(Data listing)

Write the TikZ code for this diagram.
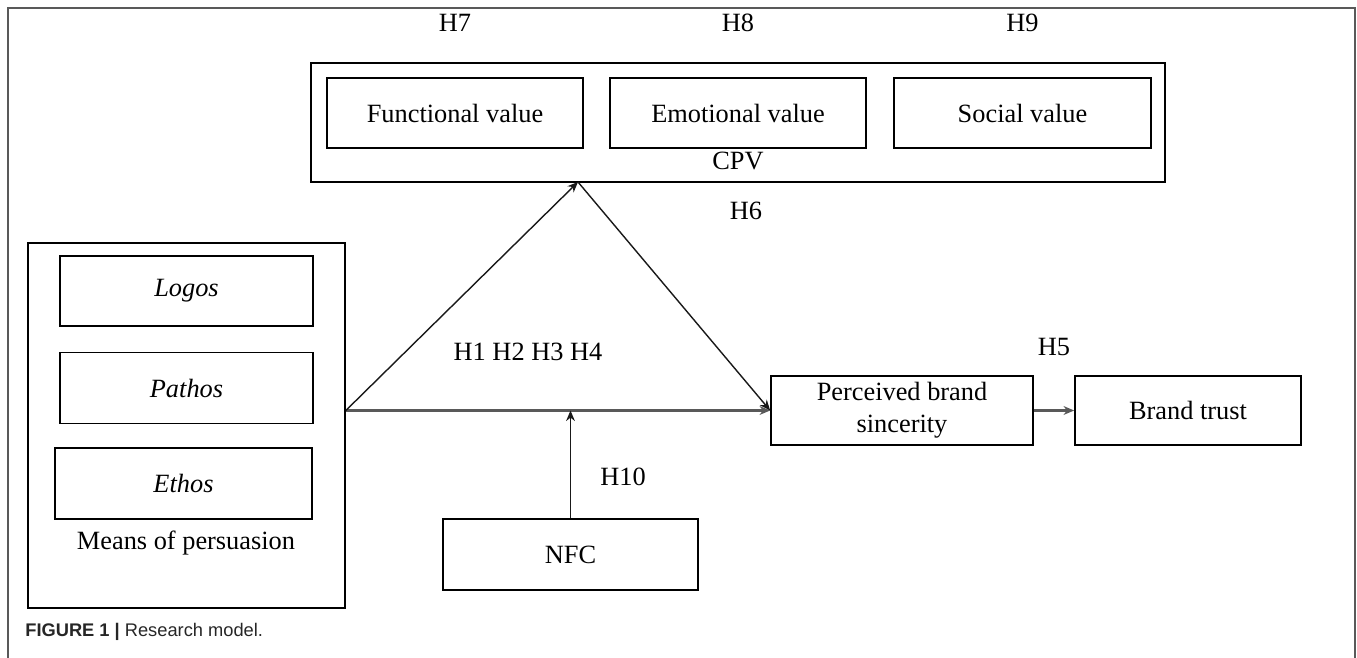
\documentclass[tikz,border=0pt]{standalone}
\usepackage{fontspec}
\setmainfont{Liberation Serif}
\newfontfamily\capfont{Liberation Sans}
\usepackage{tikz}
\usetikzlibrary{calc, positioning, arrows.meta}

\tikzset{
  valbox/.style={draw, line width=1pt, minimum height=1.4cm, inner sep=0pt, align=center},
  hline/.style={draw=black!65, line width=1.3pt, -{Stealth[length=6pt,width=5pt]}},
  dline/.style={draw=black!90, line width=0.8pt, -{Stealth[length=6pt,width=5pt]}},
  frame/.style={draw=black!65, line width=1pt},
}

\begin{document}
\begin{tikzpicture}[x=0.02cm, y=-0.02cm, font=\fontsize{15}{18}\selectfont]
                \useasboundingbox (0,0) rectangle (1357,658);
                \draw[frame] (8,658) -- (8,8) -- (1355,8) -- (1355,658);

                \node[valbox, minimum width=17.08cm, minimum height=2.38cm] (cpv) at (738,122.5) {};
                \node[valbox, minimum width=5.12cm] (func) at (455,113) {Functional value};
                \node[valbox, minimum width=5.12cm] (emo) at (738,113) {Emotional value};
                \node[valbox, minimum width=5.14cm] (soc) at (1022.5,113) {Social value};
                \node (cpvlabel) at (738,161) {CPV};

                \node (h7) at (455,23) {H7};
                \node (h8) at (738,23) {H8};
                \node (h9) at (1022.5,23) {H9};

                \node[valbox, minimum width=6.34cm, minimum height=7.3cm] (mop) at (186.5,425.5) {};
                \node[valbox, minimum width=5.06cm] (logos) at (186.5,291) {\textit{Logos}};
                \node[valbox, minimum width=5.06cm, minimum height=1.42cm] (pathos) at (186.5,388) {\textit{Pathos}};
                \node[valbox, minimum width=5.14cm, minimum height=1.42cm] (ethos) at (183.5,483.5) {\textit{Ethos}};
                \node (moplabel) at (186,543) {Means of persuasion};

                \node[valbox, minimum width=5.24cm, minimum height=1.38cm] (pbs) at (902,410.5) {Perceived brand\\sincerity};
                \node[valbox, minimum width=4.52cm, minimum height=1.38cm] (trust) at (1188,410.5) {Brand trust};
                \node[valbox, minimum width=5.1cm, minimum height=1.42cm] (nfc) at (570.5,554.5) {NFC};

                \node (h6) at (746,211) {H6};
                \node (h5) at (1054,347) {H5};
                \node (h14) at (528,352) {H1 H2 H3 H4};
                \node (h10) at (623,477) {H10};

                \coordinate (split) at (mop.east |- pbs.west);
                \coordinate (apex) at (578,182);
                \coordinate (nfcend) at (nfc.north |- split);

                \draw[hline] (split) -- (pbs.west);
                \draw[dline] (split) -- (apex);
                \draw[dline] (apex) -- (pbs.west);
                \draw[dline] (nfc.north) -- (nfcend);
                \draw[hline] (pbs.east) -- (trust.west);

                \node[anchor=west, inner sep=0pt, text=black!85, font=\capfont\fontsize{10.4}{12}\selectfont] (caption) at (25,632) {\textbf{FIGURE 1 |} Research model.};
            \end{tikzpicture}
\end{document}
* * *
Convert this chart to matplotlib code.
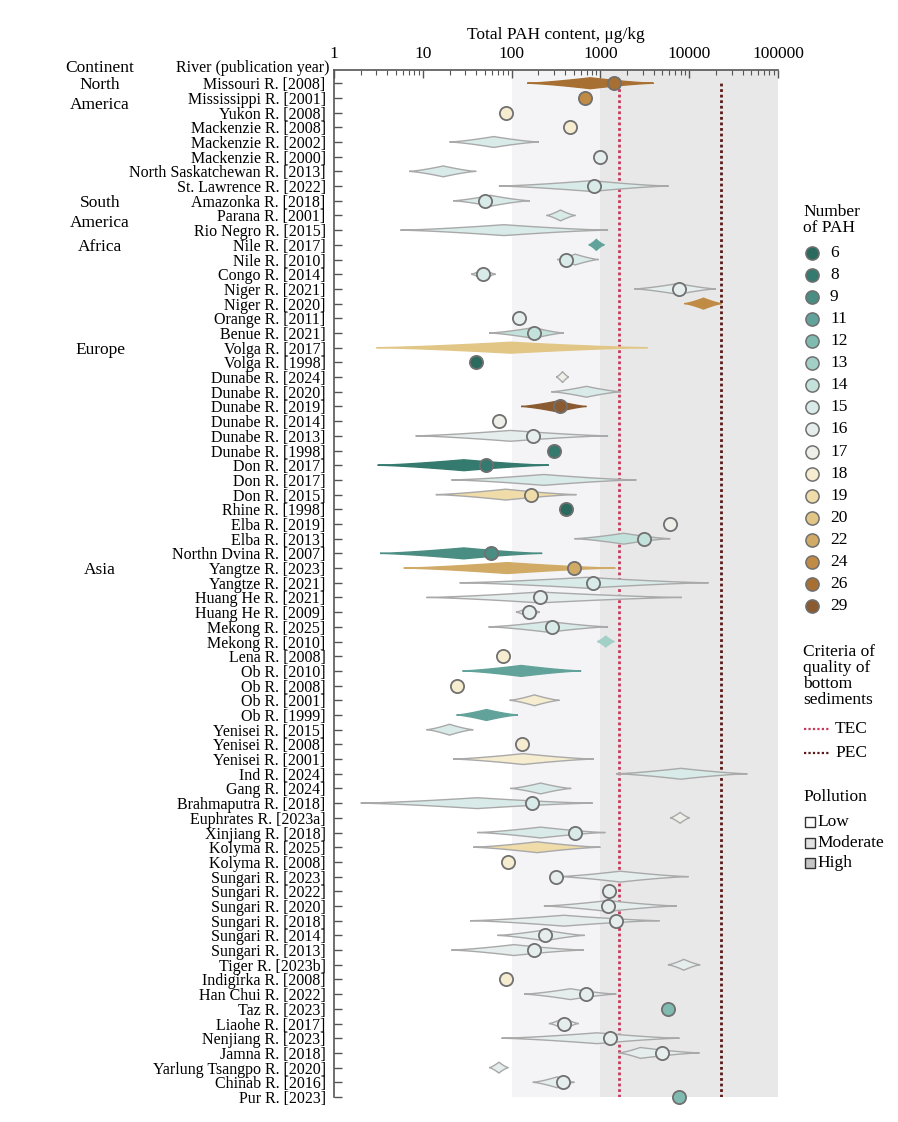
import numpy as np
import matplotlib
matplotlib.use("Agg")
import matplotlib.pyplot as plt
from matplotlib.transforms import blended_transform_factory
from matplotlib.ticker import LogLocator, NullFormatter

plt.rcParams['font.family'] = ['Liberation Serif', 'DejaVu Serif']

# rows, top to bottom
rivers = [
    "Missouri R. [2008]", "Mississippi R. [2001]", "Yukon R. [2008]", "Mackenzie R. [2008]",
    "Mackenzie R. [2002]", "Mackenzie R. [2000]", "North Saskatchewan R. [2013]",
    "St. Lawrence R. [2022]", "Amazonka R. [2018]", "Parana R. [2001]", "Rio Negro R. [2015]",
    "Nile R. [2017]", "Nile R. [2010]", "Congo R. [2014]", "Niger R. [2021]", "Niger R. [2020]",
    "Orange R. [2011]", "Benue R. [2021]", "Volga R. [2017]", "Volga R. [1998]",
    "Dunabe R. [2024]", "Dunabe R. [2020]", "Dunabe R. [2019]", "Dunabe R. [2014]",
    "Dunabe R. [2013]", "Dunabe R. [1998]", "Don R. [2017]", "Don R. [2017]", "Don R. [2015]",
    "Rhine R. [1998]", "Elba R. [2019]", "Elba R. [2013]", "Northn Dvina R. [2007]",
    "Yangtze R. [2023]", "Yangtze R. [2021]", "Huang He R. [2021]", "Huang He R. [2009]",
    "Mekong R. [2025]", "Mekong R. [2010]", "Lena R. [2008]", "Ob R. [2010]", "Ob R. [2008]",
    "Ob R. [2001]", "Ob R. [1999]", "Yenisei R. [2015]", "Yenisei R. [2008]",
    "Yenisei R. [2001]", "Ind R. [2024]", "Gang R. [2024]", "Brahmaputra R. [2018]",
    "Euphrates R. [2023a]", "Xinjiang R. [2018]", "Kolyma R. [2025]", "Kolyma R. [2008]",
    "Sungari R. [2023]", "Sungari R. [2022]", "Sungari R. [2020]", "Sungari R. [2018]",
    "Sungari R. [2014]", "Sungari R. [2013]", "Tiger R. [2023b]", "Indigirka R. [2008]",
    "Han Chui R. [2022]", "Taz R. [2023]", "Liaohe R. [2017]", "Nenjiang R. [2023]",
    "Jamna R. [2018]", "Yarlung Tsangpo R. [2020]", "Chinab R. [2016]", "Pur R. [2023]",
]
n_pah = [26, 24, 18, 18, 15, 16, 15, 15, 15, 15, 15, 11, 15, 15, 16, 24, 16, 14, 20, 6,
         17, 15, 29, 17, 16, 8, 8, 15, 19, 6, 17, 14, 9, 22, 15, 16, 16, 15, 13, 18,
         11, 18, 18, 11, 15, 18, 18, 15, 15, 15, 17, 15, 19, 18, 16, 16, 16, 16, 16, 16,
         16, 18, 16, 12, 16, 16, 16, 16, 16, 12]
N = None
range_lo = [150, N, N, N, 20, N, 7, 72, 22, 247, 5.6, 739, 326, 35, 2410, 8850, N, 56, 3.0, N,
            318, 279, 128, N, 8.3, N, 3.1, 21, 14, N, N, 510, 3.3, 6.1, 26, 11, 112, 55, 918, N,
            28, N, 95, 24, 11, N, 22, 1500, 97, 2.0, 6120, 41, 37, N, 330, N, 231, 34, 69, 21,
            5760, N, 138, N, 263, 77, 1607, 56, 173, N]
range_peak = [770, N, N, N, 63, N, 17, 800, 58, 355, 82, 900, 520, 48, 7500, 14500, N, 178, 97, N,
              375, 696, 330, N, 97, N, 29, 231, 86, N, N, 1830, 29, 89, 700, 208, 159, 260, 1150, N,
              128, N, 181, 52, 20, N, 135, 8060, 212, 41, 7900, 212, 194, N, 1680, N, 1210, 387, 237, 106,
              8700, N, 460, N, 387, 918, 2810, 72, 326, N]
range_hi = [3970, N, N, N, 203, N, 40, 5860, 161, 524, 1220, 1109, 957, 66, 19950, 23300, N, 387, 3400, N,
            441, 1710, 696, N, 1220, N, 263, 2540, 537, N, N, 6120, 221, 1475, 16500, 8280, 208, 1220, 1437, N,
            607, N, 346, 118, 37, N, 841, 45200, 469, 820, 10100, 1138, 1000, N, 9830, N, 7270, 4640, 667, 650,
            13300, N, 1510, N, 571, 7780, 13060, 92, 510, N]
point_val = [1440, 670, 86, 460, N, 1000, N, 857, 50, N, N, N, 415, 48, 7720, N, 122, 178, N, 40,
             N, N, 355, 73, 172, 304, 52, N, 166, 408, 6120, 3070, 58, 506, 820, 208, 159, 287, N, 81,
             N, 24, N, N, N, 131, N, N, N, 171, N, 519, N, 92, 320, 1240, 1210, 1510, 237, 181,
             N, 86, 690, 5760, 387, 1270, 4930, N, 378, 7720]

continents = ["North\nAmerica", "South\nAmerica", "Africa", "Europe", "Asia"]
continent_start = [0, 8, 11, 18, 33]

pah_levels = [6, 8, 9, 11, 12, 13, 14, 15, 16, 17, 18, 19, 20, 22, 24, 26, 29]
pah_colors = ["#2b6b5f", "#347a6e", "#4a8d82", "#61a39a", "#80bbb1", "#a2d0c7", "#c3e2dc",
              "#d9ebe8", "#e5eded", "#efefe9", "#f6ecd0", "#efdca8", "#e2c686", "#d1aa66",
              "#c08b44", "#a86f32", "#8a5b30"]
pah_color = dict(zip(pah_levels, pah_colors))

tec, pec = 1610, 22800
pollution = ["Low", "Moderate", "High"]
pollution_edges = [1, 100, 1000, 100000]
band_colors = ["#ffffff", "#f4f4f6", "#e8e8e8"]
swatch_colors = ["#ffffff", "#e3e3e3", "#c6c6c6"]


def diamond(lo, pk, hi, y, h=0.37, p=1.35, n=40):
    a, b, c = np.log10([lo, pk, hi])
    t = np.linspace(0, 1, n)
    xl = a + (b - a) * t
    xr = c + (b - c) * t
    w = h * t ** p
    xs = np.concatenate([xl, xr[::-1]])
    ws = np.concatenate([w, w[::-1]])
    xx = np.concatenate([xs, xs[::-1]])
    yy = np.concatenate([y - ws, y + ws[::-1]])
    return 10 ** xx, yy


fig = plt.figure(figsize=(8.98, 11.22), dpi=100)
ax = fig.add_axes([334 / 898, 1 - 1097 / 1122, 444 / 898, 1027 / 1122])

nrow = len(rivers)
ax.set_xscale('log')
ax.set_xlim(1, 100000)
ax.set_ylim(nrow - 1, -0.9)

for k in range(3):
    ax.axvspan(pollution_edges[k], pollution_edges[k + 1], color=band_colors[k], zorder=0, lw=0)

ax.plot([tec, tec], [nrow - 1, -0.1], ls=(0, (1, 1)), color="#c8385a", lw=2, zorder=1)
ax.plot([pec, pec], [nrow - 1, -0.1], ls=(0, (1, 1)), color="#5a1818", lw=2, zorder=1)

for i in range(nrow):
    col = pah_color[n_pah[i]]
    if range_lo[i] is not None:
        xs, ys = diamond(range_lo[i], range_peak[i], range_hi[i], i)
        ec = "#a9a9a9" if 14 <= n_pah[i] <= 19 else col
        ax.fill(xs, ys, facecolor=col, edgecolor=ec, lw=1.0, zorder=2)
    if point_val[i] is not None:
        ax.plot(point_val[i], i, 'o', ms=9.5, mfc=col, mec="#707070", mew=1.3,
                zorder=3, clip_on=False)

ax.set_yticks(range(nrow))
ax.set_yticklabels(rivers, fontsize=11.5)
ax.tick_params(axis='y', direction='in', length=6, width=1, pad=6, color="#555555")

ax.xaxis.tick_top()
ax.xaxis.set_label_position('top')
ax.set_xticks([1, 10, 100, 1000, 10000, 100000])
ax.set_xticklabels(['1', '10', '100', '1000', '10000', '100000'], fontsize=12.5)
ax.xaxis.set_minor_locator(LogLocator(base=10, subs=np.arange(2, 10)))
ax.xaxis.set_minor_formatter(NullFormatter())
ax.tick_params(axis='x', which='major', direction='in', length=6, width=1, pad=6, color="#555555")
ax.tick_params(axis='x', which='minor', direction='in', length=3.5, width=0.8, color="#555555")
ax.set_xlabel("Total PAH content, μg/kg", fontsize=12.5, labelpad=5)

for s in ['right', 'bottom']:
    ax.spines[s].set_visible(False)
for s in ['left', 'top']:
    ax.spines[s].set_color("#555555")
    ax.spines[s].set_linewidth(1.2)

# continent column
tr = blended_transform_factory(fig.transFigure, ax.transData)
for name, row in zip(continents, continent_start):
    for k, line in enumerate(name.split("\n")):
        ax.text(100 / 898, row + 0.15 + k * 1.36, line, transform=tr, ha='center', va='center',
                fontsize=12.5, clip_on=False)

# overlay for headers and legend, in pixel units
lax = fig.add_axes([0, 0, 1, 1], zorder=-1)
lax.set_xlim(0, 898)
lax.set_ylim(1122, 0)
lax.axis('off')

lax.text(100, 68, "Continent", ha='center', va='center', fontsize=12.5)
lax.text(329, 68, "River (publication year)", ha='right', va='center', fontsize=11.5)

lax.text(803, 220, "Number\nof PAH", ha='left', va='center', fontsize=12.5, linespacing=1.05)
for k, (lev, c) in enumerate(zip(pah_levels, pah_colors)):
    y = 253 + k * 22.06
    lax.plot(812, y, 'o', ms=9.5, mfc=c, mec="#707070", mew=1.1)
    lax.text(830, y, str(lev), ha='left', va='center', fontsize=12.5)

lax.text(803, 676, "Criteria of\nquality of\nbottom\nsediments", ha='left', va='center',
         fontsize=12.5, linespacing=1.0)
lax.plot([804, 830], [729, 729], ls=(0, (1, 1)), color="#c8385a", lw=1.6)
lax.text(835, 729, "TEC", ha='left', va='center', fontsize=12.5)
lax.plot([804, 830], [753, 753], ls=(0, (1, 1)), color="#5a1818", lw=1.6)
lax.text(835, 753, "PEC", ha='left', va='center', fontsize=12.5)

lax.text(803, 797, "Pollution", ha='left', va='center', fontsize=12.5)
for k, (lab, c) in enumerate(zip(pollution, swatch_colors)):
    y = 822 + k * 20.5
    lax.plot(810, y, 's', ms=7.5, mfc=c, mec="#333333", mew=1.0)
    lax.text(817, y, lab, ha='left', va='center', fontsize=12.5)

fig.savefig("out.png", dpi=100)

> **WRITTEN EXERCISE**: Nothing but the lines from the one containing "Write the TikZ code for this diagram." through the one containing "minimum width=5.1cm, minimum" should appear in your copy, exactly as written and without pictures.

> **OUTPUT**:
Write the TikZ code for this diagram.
\documentclass[tikz,border=0pt]{standalone}
\usepackage{fontspec}
\setmainfont{Liberation Serif}
\newfontfamily\capfont{Liberation Sans}
\usepackage{tikz}
\usetikzlibrary{calc, positioning, arrows.meta}

\tikzset{
  valbox/.style={draw, line width=1pt, minimum height=1.4cm, inner sep=0pt, align=center},
  hline/.style={draw=black!65, line width=1.3pt, -{Stealth[length=6pt,width=5pt]}},
  dline/.style={draw=black!90, line width=0.8pt, -{Stealth[length=6pt,width=5pt]}},
  frame/.style={draw=black!65, line width=1pt},
}

\begin{document}
\begin{tikzpicture}[x=0.02cm, y=-0.02cm, font=\fontsize{15}{18}\selectfont]
                \useasboundingbox (0,0) rectangle (1357,658);
                \draw[frame] (8,658) -- (8,8) -- (1355,8) -- (1355,658);

                \node[valbox, minimum width=17.08cm, minimum height=2.38cm] (cpv) at (738,122.5) {};
                \node[valbox, minimum width=5.12cm] (func) at (455,113) {Functional value};
                \node[valbox, minimum width=5.12cm] (emo) at (738,113) {Emotional value};
                \node[valbox, minimum width=5.14cm] (soc) at (1022.5,113) {Social value};
                \node (cpvlabel) at (738,161) {CPV};

                \node (h7) at (455,23) {H7};
                \node (h8) at (738,23) {H8};
                \node (h9) at (1022.5,23) {H9};

                \node[valbox, minimum width=6.34cm, minimum height=7.3cm] (mop) at (186.5,425.5) {};
                \node[valbox, minimum width=5.06cm] (logos) at (186.5,291) {\textit{Logos}};
                \node[valbox, minimum width=5.06cm, minimum height=1.42cm] (pathos) at (186.5,388) {\textit{Pathos}};
                \node[valbox, minimum width=5.14cm, minimum height=1.42cm] (ethos) at (183.5,483.5) {\textit{Ethos}};
                \node (moplabel) at (186,543) {Means of persuasion};

                \node[valbox, minimum width=5.24cm, minimum height=1.38cm] (pbs) at (902,410.5) {Perceived brand\\sincerity};
                \node[valbox, minimum width=4.52cm, minimum height=1.38cm] (trust) at (1188,410.5) {Brand trust};
                \node[valbox, minimum width=5.1cm, minimum height=1.42cm] (nfc) at (570.5,554.5) {NFC};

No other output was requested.